La promesse du Christ de ne pas laisser ses disciples orphelins s’applique à son Église tout au long de son histoire, depuis le jour de la Pentecôte jusqu’à la fin des temps. Jésus n’abandonne pas ceux qui croient en lui, Jésus ne laisse pas ceux qui croient en lui sans indication, sans nourriture, sans lumière, sans parole. Il est vivant, au milieu de nous, pour que nous vivions. A travers ces versets de l’évangile de saint Jean, nous sommes invités à reconnaître les modalités de la présence du Christ dans nos vies. Les lectures de ce jour nous présentent trois formes d’identification de cette présence.

La première, c’est la présence de l’Esprit de Dieu à nos cœurs. Si nous l’aimons nous serons en communion avec lui, nous resterons fidèles à ses commandements, et il viendra demeurer en nous. « Je reviens vers vous… vous reconnaîtrez que je suis en mon Père et que vous êtes en moi et moi en vous ». Cette certitude de la présence du Christ à notre cœur, pas simplement comme la présence de quelqu’un d’extérieur à notre vie mais comme quelqu’un qui est au plus intime de nous-mêmes, la certitude que nous ne sommes jamais seuls, qu’à tout moment de notre journée, de notre existence, nous pouvons nous tourner vers lui et nous adresser à lui, cette certitude, c’est la première modalité de la présence du Christ par son Esprit que nous avons reçu au baptême et à la confirmation. Il n’abandonne pas ceux qui croient en lui, il est présent au plus intime d’eux-mêmes.

La deuxième modalité de cette présence de l’Esprit, se manifeste à travers les fruits que produit l’Esprit dans son Église, comme nous l’avons entendu à travers le récit des Actes des apôtres, où nous voyons que Philippe donne les signes du salut. Tous, à Samarie, entendaient parler des signes qu’il accomplissait, ou même ils les voyaient : il délivrait les possédés des esprits mauvais, il guérissait les infirmes, les paralysés et les malades. Ces signes du salut réalisés à travers la vie de l’Église en la personne de Philippe sont une source de grande joie. A l’heure où beaucoup de gens ne savent plus très bien quel sera leur avenir, s’ils ont un avenir, à l’heure où beaucoup de gens doutent de la vie et se demandent s’il vaut la peine de vivre, rencontrer des signes d’espérance à travers les services que l’Église est appelée à rendre à l’humanité, en accueillant ceux qui sont entravés dans leur liberté par le péché ou par les esprits mauvais, à travers ceux qui sont accablés par la souffrance du corps ou de l’âme, à travers ceux qui sont soumis à la misère, c’est donner les signes du salut, c’est manifester que le Christ continue d’agir en notre monde. Ces signes du salut apportent une espérance qui est la source de la joie. C’est la deuxième modalité de la présence du Christ à notre monde, c’est sa présence à travers nous, à travers son Église qui est son corps ressuscité et qu’il envoie en mission pour poser les signes du salut à travers l’action de chaque jour, à travers l’action de l’Église dans son ensemble, comme à travers l’action de chacun et de chacune d’entre nous, à travers son existence.

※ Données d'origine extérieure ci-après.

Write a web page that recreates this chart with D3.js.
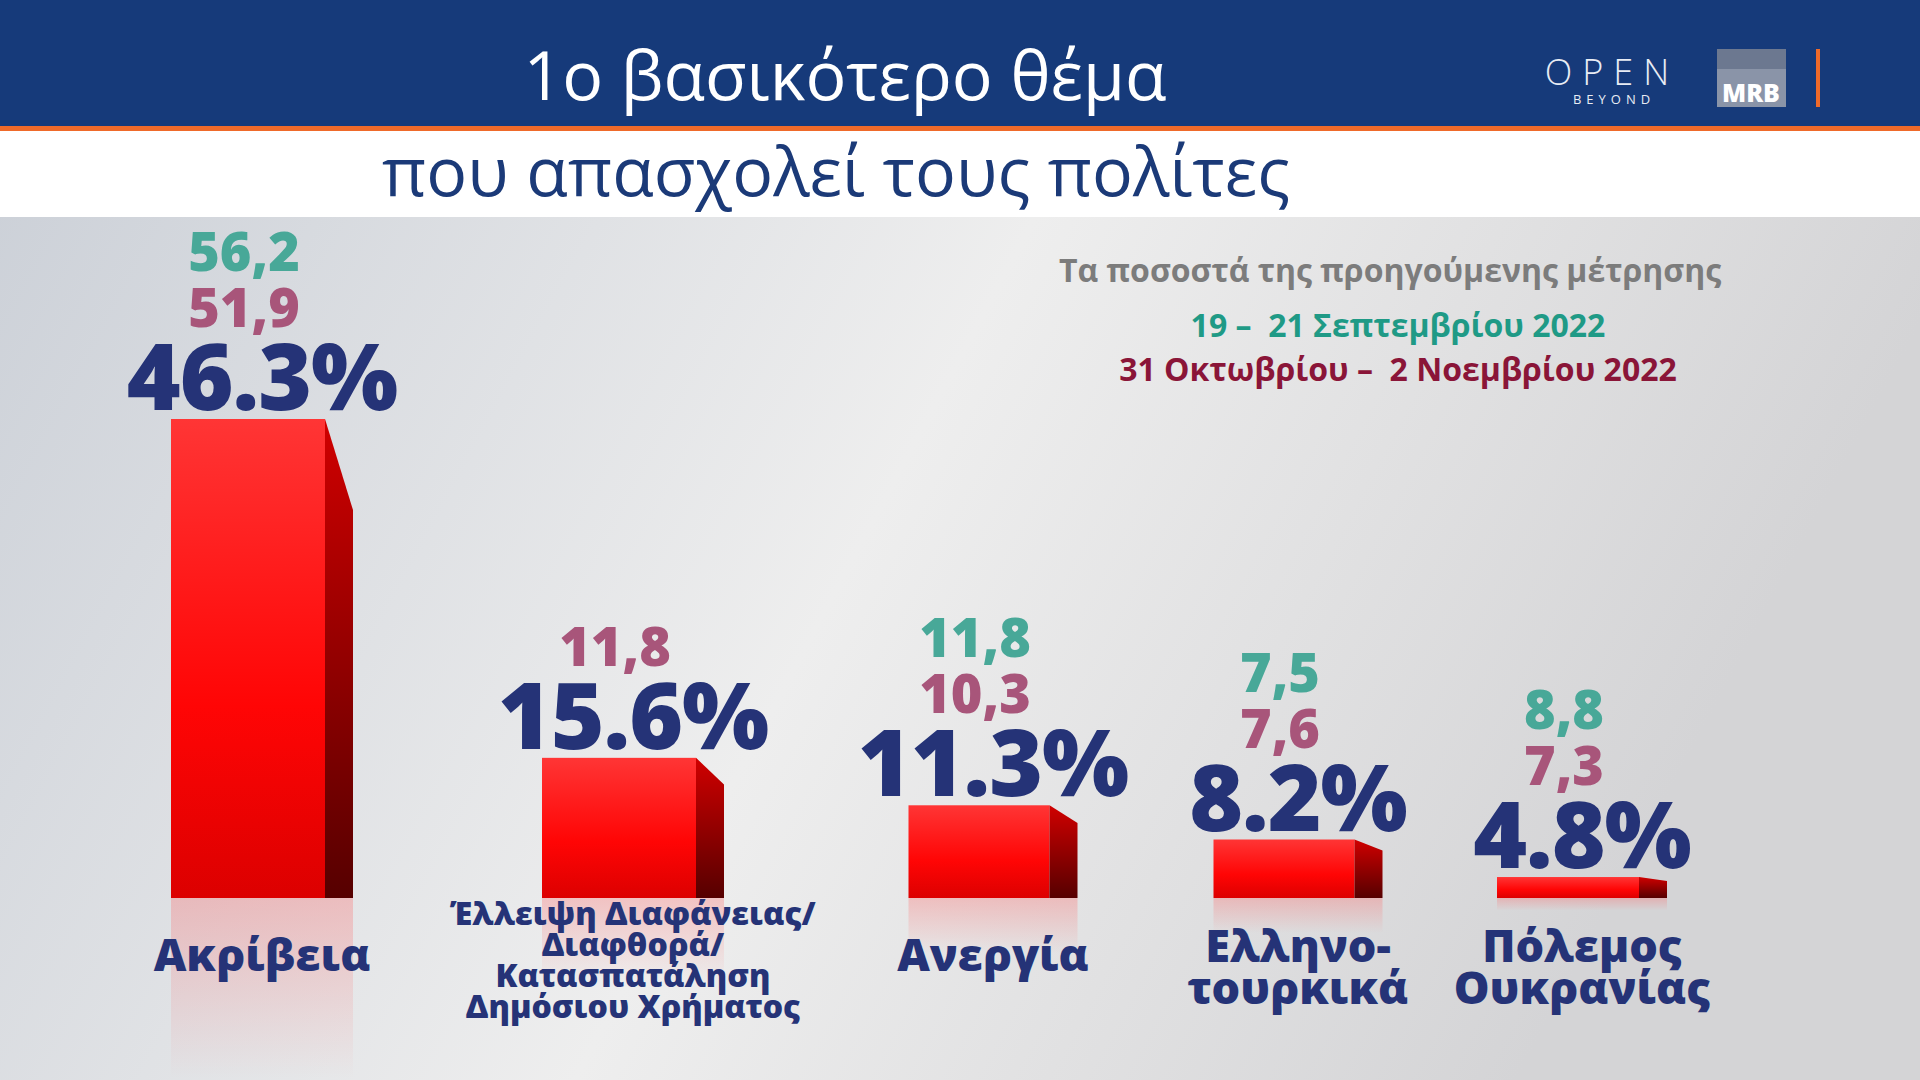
<!DOCTYPE html>
<html><head><meta charset="utf-8">
<script src="https://cdn.jsdelivr.net/npm/d3@7"></script>
<style>body{margin:0;overflow:hidden}svg{display:block;font-family:"Open Sans",sans-serif}</style>
</head><body>
<script>
var categories = ["Ακρίβεια", "Διαφάνεια", "Ανεργία", "Ελληνοτουρκικά", "Ουκρανία"];
var labels = [["Ακρίβεια"], ["Έλλειψη Διαφάνειας/", "Διαφθορά/", "Κατασπατάληση", "Δημόσιου Χρήματος"], ["Ανεργία"], ["Ελληνο-", "τουρκικά"], ["Πόλεμος", "Ουκρανίας"]];
var current = [46.3, 15.6, 11.3, 8.2, 4.8];
var septValues = ["56,2", null, "11,8", "7,5", "8,8"];
var octValues = ["51,9", "11,8", "10,3", "7,6", "7,3"];

var W = 1920, H = 1080;
var svg = d3.select("body").append("svg").attr("width", W).attr("height", H);
var defs = svg.append("defs");

// background
var bg = defs.append("linearGradient").attr("id", "bg").attr("x1", 0).attr("x2", 1).attr("y1", 0).attr("y2", 0.3);
bg.append("stop").attr("offset", 0).attr("stop-color", "#c9ced6");
bg.append("stop").attr("offset", 0.55).attr("stop-color", "#eeeeee");
bg.append("stop").attr("offset", 1).attr("stop-color", "#d4d4d6");
svg.append("rect").attr("width", W).attr("height", H).attr("fill", "url(#bg)");

// header
svg.append("rect").attr("width", W).attr("height", 128).attr("fill", "#163a7a");
svg.append("rect").attr("y", 126).attr("width", W).attr("height", 5).attr("fill", "#ef6a2a");
svg.append("rect").attr("y", 131).attr("width", W).attr("height", 86).attr("fill", "#ffffff");
svg.append("text").attr("x", 845).attr("y", 100).attr("text-anchor", "middle")
  .attr("fill", "#fff").attr("font-size", 68).attr("font-weight", 500).text("1ο βασικότερο θέμα");
svg.append("text").attr("x", 836).attr("y", 196).attr("text-anchor", "middle")
  .attr("fill", "#1b3a78").attr("font-size", 68).attr("font-weight", 500).text("που απασχολεί τους πολίτες");

// logos
svg.append("text").attr("x", 1612).attr("y", 85).attr("text-anchor", "middle").attr("fill", "#e8ecf4")
  .attr("font-size", 36).attr("font-weight", 300).attr("letter-spacing", 10).text("OPEN");
svg.append("text").attr("x", 1614).attr("y", 104).attr("text-anchor", "middle").attr("fill", "#e8ecf4")
  .attr("font-size", 13).attr("letter-spacing", 5).text("BEYOND");
svg.append("rect").attr("x", 1717).attr("y", 49).attr("width", 69).attr("height", 58).attr("fill", "#8a94a8");
svg.append("rect").attr("x", 1717).attr("y", 49).attr("width", 69).attr("height", 20).attr("fill", "#6c7890");
svg.append("text").attr("x", 1751).attr("y", 102).attr("text-anchor", "middle").attr("fill", "#fff")
  .attr("font-size", 25).attr("font-weight", 800).text("MRB");
svg.append("rect").attr("x", 1816).attr("y", 49).attr("width", 4).attr("height", 58).attr("fill", "#ef6a2a");

// legend
svg.append("text").attr("x", 1390).attr("y", 282).attr("text-anchor", "middle").attr("fill", "#7c7c7c")
  .attr("font-size", 32).attr("font-weight", 700).text("Τα ποσοστά της προηγούμενης μέτρησης");
svg.append("text").attr("x", 1398).attr("y", 337).attr("text-anchor", "middle").attr("fill", "#1f9a86")
  .attr("font-size", 32).attr("font-weight", 700).attr("xml:space", "preserve").text("19 –  21 Σεπτεμβρίου 2022");
svg.append("text").attr("x", 1398).attr("y", 381).attr("text-anchor", "middle").attr("fill", "#8a1538")
  .attr("font-size", 32).attr("font-weight", 700).attr("xml:space", "preserve").text("31 Οκτωβρίου –  2 Νοεμβρίου 2022");

// scales
var base = 898;
var x = d3.scaleOrdinal().domain(categories).range([262, 633, 993, 1298, 1582]);
var h = d3.scaleLinear().domain([2.9, 46.3]).range([0, 479]);
var bws = [154, 154, 141, 141, 142], sw = 28;

var fg = defs.append("linearGradient").attr("id", "front").attr("x1", 0).attr("x2", 0).attr("y1", 0).attr("y2", 1);
fg.append("stop").attr("offset", 0).attr("stop-color", "#ff3535");
fg.append("stop").attr("offset", 0.6).attr("stop-color", "#ff0505");
fg.append("stop").attr("offset", 1).attr("stop-color", "#dc0000");
var sg = defs.append("linearGradient").attr("id", "side").attr("x1", 0).attr("x2", 0).attr("y1", 0).attr("y2", 1);
sg.append("stop").attr("offset", 0).attr("stop-color", "#d00000");
sg.append("stop").attr("offset", 1).attr("stop-color", "#560000");
var rg = defs.append("linearGradient").attr("id", "refl").attr("x1", 0).attr("x2", 0).attr("y1", 0).attr("y2", 1);
rg.append("stop").attr("offset", 0).attr("stop-color", "#ff6060").attr("stop-opacity", 0.3);
rg.append("stop").attr("offset", 1).attr("stop-color", "#ff6060").attr("stop-opacity", 0);

var g = svg.selectAll("g.bar").data(categories).enter().append("g").attr("class", "bar")
  .attr("transform", function(d, i) { return "translate(" + (x(d) - (bws[i] + sw) / 2) + ",0)"; });

g.append("rect").attr("x", 0).attr("y", base).attr("width", function(d, i) { return bws[i] + sw; })
  .attr("height", function(d, i) { return Math.min(h(current[i]) * 0.6, 180); }).attr("fill", "url(#refl)");
g.append("rect").attr("x", 0).attr("width", function(d, i) { return bws[i]; })
  .attr("y", function(d, i) { return base - h(current[i]); })
  .attr("height", function(d, i) { return h(current[i]); }).attr("fill", "url(#front)");
g.append("path").attr("fill", "url(#side)").attr("d", function(d, i) {
  var t = base - h(current[i]), off = h(current[i]) * 0.19, bw = bws[i];
  return "M" + bw + "," + t + "L" + (bw + sw) + "," + (t + off) + "L" + (bw + sw) + "," + base + "L" + bw + "," + base + "Z";
});

var cx = function(d, i) { return (bws[i] + sw) / 2; };
g.append("text").attr("x", cx).attr("text-anchor", "middle")
  .attr("y", function(d, i) { return base - h(current[i]) - 9; })
  .attr("fill", "#253377").attr("font-size", 92).attr("font-weight", 800).attr("letter-spacing", -1)
  .text(function(d, i) { return current[i].toFixed(1) + "%"; });
g.append("text").attr("x", function(d, i) { return cx(d, i) - 18; }).attr("text-anchor", "middle")
  .attr("y", function(d, i) { return base - h(current[i]) - 92; })
  .attr("fill", "#a8557a").attr("font-size", 54).attr("font-weight", 800)
  .text(function(d, i) { return octValues[i]; });
g.append("text").attr("x", function(d, i) { return cx(d, i) - 18; }).attr("text-anchor", "middle")
  .attr("y", function(d, i) { return base - h(current[i]) - 148; })
  .attr("fill", "#48a898").attr("font-size", 54).attr("font-weight", 800)
  .text(function(d, i) { return septValues[i]; });

g.each(function(d, i) {
  var lines = labels[i];
  var small = lines.length > 2;
  var fs = small ? 32 : 45, lh = small ? 31 : 42;
  var y0 = lines.length === 1 ? 971 : (small ? 925 : 962);
  d3.select(this).selectAll("text.lab").data(lines).enter().append("text").attr("class", "lab")
    .attr("x", cx(d, i)).attr("y", function(l, j) { return y0 + j * lh; }).attr("text-anchor", "middle")
    .attr("fill", "#253377").attr("font-size", fs).attr("font-weight", 800).text(function(l) { return l; });
});
</script>
</body></html>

La troisième modalité de cette présence du Christ au monde par son Esprit, c’est la capacité qu’il met en nous de rendre témoignage à sa parole, afin que nous soyons toujours prêts à nous expliquer devant ceux qui nous demandent de rendre compte de l’espérance qui est en nous. Si ceux qui nous entourent sont témoins des fruits de l’Esprit dans notre vie, il est bien légitime qu’ils s’interrogent d’où vient cette force. D’où vient cette énergie ? D’où vient cette paix ? D’où vient cette joie ? Il est légitime qu’ils nous demandent où nous puisons les ressources de notre vie. C’est l’Esprit de Dieu en nous qui nous permet de rendre témoignage que c’est le Christ lui-même que nous reconnaissons dans nos cœurs comme celui qui est la source de toutes nos forces.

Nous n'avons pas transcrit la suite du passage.